• The task: Please set down all the lines beneath this one exactly, without the pictures.

• Material provided:
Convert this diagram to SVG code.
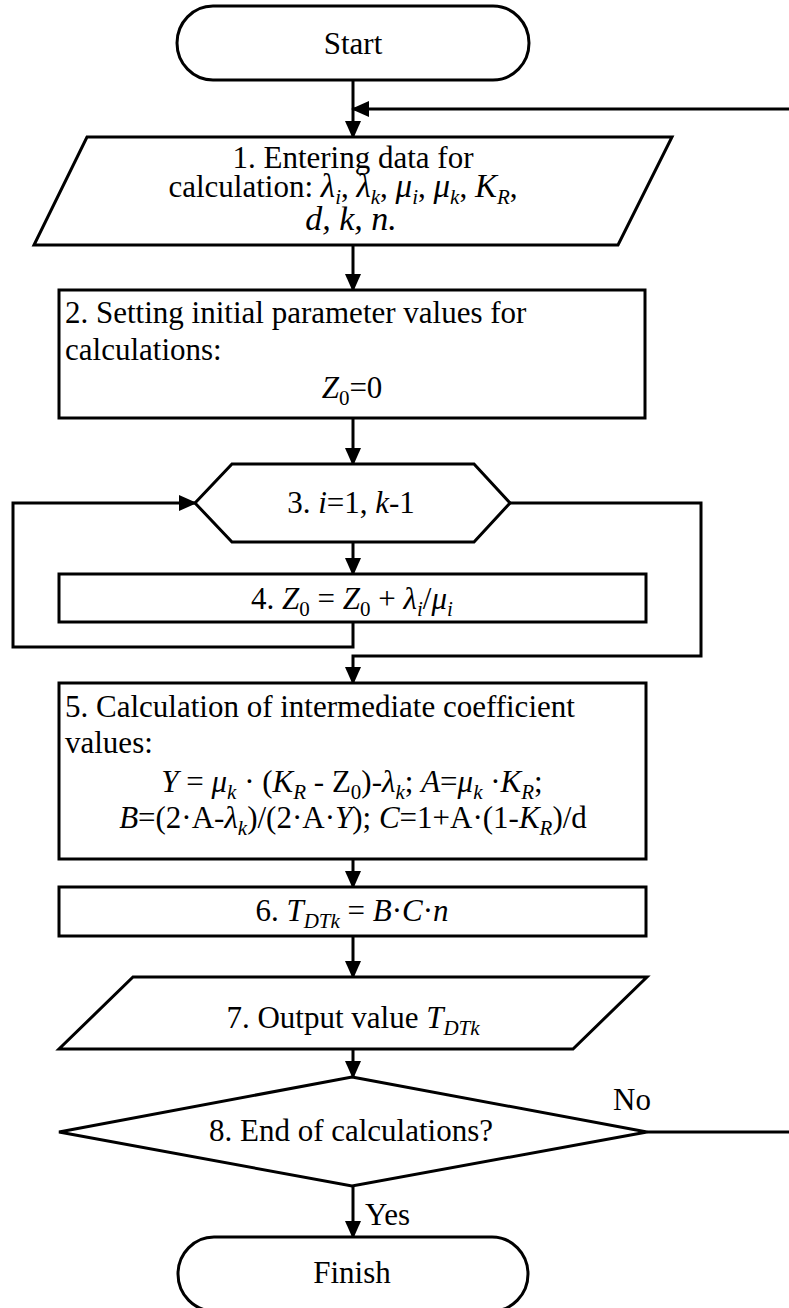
<svg xmlns="http://www.w3.org/2000/svg" width="789" height="1308" viewBox="0 0 789 1308">
<style>
.n{fill:#fff;stroke:#000;stroke-width:3;stroke-linejoin:miter}
.c{fill:none;stroke:#000;stroke-width:3}
text{font-family:"Liberation Serif","Times New Roman",serif;font-size:31px;fill:#000}
.m{text-anchor:middle}
.i{font-style:italic}
.mi{font-style:italic;font-size:33px}
.s{font-size:21px;font-style:italic}
.u{font-size:21px;font-style:normal}
</style>
<defs>
<marker id="ah" markerUnits="userSpaceOnUse" markerWidth="18" markerHeight="16" refX="16" refY="8" orient="auto">
<path d="M0,0 L18,8 L0,16 z" fill="#000"/>
</marker>
</defs>
<rect width="789" height="1308" fill="#fff"/>
<g id="connectors">
<path class="c" d="M353,80 V137" marker-end="url(#ah)"/>
<path class="c" d="M647,1132 H800 V109 H353" marker-end="url(#ah)"/>
<path class="c" d="M353,245 V290" marker-end="url(#ah)"/>
<path class="c" d="M353,418 V464" marker-end="url(#ah)"/>
<path class="c" d="M353,542 V574" marker-end="url(#ah)"/>
<path class="c" d="M353,622 V647 H13 V503 H195" marker-end="url(#ah)"/>
<path class="c" d="M510,503 H701 V656 H353 V683" marker-end="url(#ah)"/>
<path class="c" d="M353,859 V887" marker-end="url(#ah)"/>
<path class="c" d="M353,936 V977" marker-end="url(#ah)"/>
<path class="c" d="M353,1049 V1077" marker-end="url(#ah)"/>
<path class="c" d="M353,1186 V1237" marker-end="url(#ah)"/>
<text x="613" y="1110">No</text>
<text x="365" y="1225">Yes</text>
</g>
<g id="start">
<rect class="n" x="177" y="6" width="352" height="74" rx="36" ry="37"/>
<text class="m" x="353" y="54">Start</text>
</g>
<g id="n1">
<path class="n" d="M87,137 H672 L618,245 H34 Z"/>
<text class="m" x="353" y="168">1. Entering data for</text>
<text class="m" x="343" y="197">calculation: <tspan class="mi">λ</tspan><tspan class="s" dy="7">i</tspan><tspan dy="-7">, </tspan><tspan class="mi">λ</tspan><tspan class="s" dy="7">k</tspan><tspan dy="-7">, </tspan><tspan class="mi">μ</tspan><tspan class="s" dy="7">i</tspan><tspan dy="-7">, </tspan><tspan class="mi">μ</tspan><tspan class="s" dy="7">k</tspan><tspan dy="-7">, </tspan><tspan class="mi">K</tspan><tspan class="s" dy="7">R</tspan><tspan dy="-7">,</tspan></text>
<text class="m" x="351" y="230" style="font-style:italic;font-size:34px">d, k, n.</text>
</g>
<g id="n2">
<rect class="n" x="59" y="290" width="586" height="128"/>
<text x="65" y="323">2. Setting initial parameter values for</text>
<text x="65" y="360">calculations:</text>
<text class="m" x="352" y="398"><tspan class="i">Z</tspan><tspan class="u" dy="7">0</tspan><tspan dy="-7">=0</tspan></text>
</g>
<g id="n3">
<path class="n" d="M195,503 L232,464 H474 L510,503 L474,542 H232 Z"/>
<text class="m" x="351" y="513">3. <tspan class="i">i</tspan>=1, <tspan class="i">k</tspan>-1</text>
</g>
<g id="n4">
<rect class="n" x="59" y="574" width="587" height="48"/>
<text class="m" x="352" y="609">4. <tspan class="i">Z</tspan><tspan class="u" dy="7">0</tspan><tspan dy="-7"> = </tspan><tspan class="i">Z</tspan><tspan class="u" dy="7">0</tspan><tspan dy="-7"> + </tspan><tspan class="i">λ</tspan><tspan class="s" dy="7">i</tspan><tspan dy="-7">/</tspan><tspan class="i">μ</tspan><tspan class="s" dy="7">i</tspan></text>
</g>
<g id="n5">
<rect class="n" x="59" y="683" width="587" height="176"/>
<text x="65" y="717">5. Calculation of intermediate coefficient</text>
<text x="65" y="753">values:</text>
<text class="m" x="352" y="792"><tspan class="i">Y</tspan> = <tspan class="i">μ</tspan><tspan class="s" dy="7">k</tspan><tspan dy="-7"> · (</tspan><tspan class="i">K</tspan><tspan class="s" dy="7">R</tspan><tspan dy="-7"> - Z</tspan><tspan class="u" dy="7">0</tspan><tspan dy="-7">)-</tspan><tspan class="i">λ</tspan><tspan class="s" dy="7">k</tspan><tspan dy="-7">; </tspan><tspan class="i">A</tspan>=<tspan class="i">μ</tspan><tspan class="s" dy="7">k</tspan><tspan dy="-7"> ·</tspan><tspan class="i">K</tspan><tspan class="s" dy="7">R</tspan><tspan dy="-7">;</tspan></text>
<text class="m" x="353" y="828"><tspan class="i">B</tspan>=(2·A-<tspan class="i">λ</tspan><tspan class="s" dy="7">k</tspan><tspan dy="-7">)/(2·A·</tspan><tspan class="i">Y</tspan>); <tspan class="i">C</tspan>=1+A·(1-<tspan class="i">K</tspan><tspan class="s" dy="7">R</tspan><tspan dy="-7">)/d</tspan></text>
</g>
<g id="n6">
<rect class="n" x="59" y="887" width="587" height="49"/>
<text class="m" x="352" y="921">6. <tspan class="i">T</tspan><tspan class="s" dy="7">DTk</tspan><tspan dy="-7"> = </tspan><tspan class="i">B</tspan>·<tspan class="i">C</tspan>·<tspan class="i">n</tspan></text>
</g>
<g id="n7">
<path class="n" d="M133,977 H647 L573,1049 H59 Z"/>
<text class="m" x="353" y="1028">7. Output value <tspan class="i">T</tspan><tspan class="s" dy="7">DTk</tspan></text>
</g>
<g id="n8">
<path class="n" d="M352,1077 L647,1132 L352,1186 L59,1132 Z"/>
<text class="m" x="351" y="1141">8. End of calculations?</text>
</g>
<g id="finish">
<rect class="n" x="178" y="1237" width="350" height="74" rx="36" ry="37"/>
<text class="m" x="352" y="1283">Finish</text>
</g>
</svg>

• The completed task:
Convert this diagram to SVG code.
<svg xmlns="http://www.w3.org/2000/svg" width="789" height="1308" viewBox="0 0 789 1308">
<style>
.n{fill:#fff;stroke:#000;stroke-width:3;stroke-linejoin:miter}
.c{fill:none;stroke:#000;stroke-width:3}
text{font-family:"Liberation Serif","Times New Roman",serif;font-size:31px;fill:#000}
.m{text-anchor:middle}
.i{font-style:italic}
.mi{font-style:italic;font-size:33px}
.s{font-size:21px;font-style:italic}
.u{font-size:21px;font-style:normal}
</style>
<defs>
<marker id="ah" markerUnits="userSpaceOnUse" markerWidth="18" markerHeight="16" refX="16" refY="8" orient="auto">
<path d="M0,0 L18,8 L0,16 z" fill="#000"/>
</marker>
</defs>
<rect width="789" height="1308" fill="#fff"/>
<g id="connectors">
<path class="c" d="M353,80 V137" marker-end="url(#ah)"/>
<path class="c" d="M647,1132 H800 V109 H353" marker-end="url(#ah)"/>
<path class="c" d="M353,245 V290" marker-end="url(#ah)"/>
<path class="c" d="M353,418 V464" marker-end="url(#ah)"/>
<path class="c" d="M353,542 V574" marker-end="url(#ah)"/>
<path class="c" d="M353,622 V647 H13 V503 H195" marker-end="url(#ah)"/>
<path class="c" d="M510,503 H701 V656 H353 V683" marker-end="url(#ah)"/>
<path class="c" d="M353,859 V887" marker-end="url(#ah)"/>
<path class="c" d="M353,936 V977" marker-end="url(#ah)"/>
<path class="c" d="M353,1049 V1077" marker-end="url(#ah)"/>
<path class="c" d="M353,1186 V1237" marker-end="url(#ah)"/>
<text x="613" y="1110">No</text>
<text x="365" y="1225">Yes</text>
</g>
<g id="start">
<rect class="n" x="177" y="6" width="352" height="74" rx="36" ry="37"/>
<text class="m" x="353" y="54">Start</text>
</g>
<g id="n1">
<path class="n" d="M87,137 H672 L618,245 H34 Z"/>
<text class="m" x="353" y="168">1. Entering data for</text>
<text class="m" x="343" y="197">calculation: <tspan class="mi">λ</tspan><tspan class="s" dy="7">i</tspan><tspan dy="-7">, </tspan><tspan class="mi">λ</tspan><tspan class="s" dy="7">k</tspan><tspan dy="-7">, </tspan><tspan class="mi">μ</tspan><tspan class="s" dy="7">i</tspan><tspan dy="-7">, </tspan><tspan class="mi">μ</tspan><tspan class="s" dy="7">k</tspan><tspan dy="-7">, </tspan><tspan class="mi">K</tspan><tspan class="s" dy="7">R</tspan><tspan dy="-7">,</tspan></text>
<text class="m" x="351" y="230" style="font-style:italic;font-size:34px">d, k, n.</text>
</g>
<g id="n2">
<rect class="n" x="59" y="290" width="586" height="128"/>
<text x="65" y="323">2. Setting initial parameter values for</text>
<text x="65" y="360">calculations:</text>
<text class="m" x="352" y="398"><tspan class="i">Z</tspan><tspan class="u" dy="7">0</tspan><tspan dy="-7">=0</tspan></text>
</g>
<g id="n3">
<path class="n" d="M195,503 L232,464 H474 L510,503 L474,542 H232 Z"/>
<text class="m" x="351" y="513">3. <tspan class="i">i</tspan>=1, <tspan class="i">k</tspan>-1</text>
</g>
<g id="n4">
<rect class="n" x="59" y="574" width="587" height="48"/>
<text class="m" x="352" y="609">4. <tspan class="i">Z</tspan><tspan class="u" dy="7">0</tspan><tspan dy="-7"> = </tspan><tspan class="i">Z</tspan><tspan class="u" dy="7">0</tspan><tspan dy="-7"> + </tspan><tspan class="i">λ</tspan><tspan class="s" dy="7">i</tspan><tspan dy="-7">/</tspan><tspan class="i">μ</tspan><tspan class="s" dy="7">i</tspan></text>
</g>
<g id="n5">
<rect class="n" x="59" y="683" width="587" height="176"/>
<text x="65" y="717">5. Calculation of intermediate coefficient</text>
<text x="65" y="753">values:</text>
<text class="m" x="352" y="792"><tspan class="i">Y</tspan> = <tspan class="i">μ</tspan><tspan class="s" dy="7">k</tspan><tspan dy="-7"> · (</tspan><tspan class="i">K</tspan><tspan class="s" dy="7">R</tspan><tspan dy="-7"> - Z</tspan><tspan class="u" dy="7">0</tspan><tspan dy="-7">)-</tspan><tspan class="i">λ</tspan><tspan class="s" dy="7">k</tspan><tspan dy="-7">; </tspan><tspan class="i">A</tspan>=<tspan class="i">μ</tspan><tspan class="s" dy="7">k</tspan><tspan dy="-7"> ·</tspan><tspan class="i">K</tspan><tspan class="s" dy="7">R</tspan><tspan dy="-7">;</tspan></text>
<text class="m" x="353" y="828"><tspan class="i">B</tspan>=(2·A-<tspan class="i">λ</tspan><tspan class="s" dy="7">k</tspan><tspan dy="-7">)/(2·A·</tspan><tspan class="i">Y</tspan>); <tspan class="i">C</tspan>=1+A·(1-<tspan class="i">K</tspan><tspan class="s" dy="7">R</tspan><tspan dy="-7">)/d</tspan></text>
</g>
<g id="n6">
<rect class="n" x="59" y="887" width="587" height="49"/>
<text class="m" x="352" y="921">6. <tspan class="i">T</tspan><tspan class="s" dy="7">DTk</tspan><tspan dy="-7"> = </tspan><tspan class="i">B</tspan>·<tspan class="i">C</tspan>·<tspan class="i">n</tspan></text>
</g>
<g id="n7">
<path class="n" d="M133,977 H647 L573,1049 H59 Z"/>
<text class="m" x="353" y="1028">7. Output value <tspan class="i">T</tspan><tspan class="s" dy="7">DTk</tspan></text>
</g>
<g id="n8">
<path class="n" d="M352,1077 L647,1132 L352,1186 L59,1132 Z"/>
<text class="m" x="351" y="1141">8. End of calculations?</text>
</g>
<g id="finish">
<rect class="n" x="178" y="1237" width="350" height="74" rx="36" ry="37"/>
<text class="m" x="352" y="1283">Finish</text>
</g>
</svg>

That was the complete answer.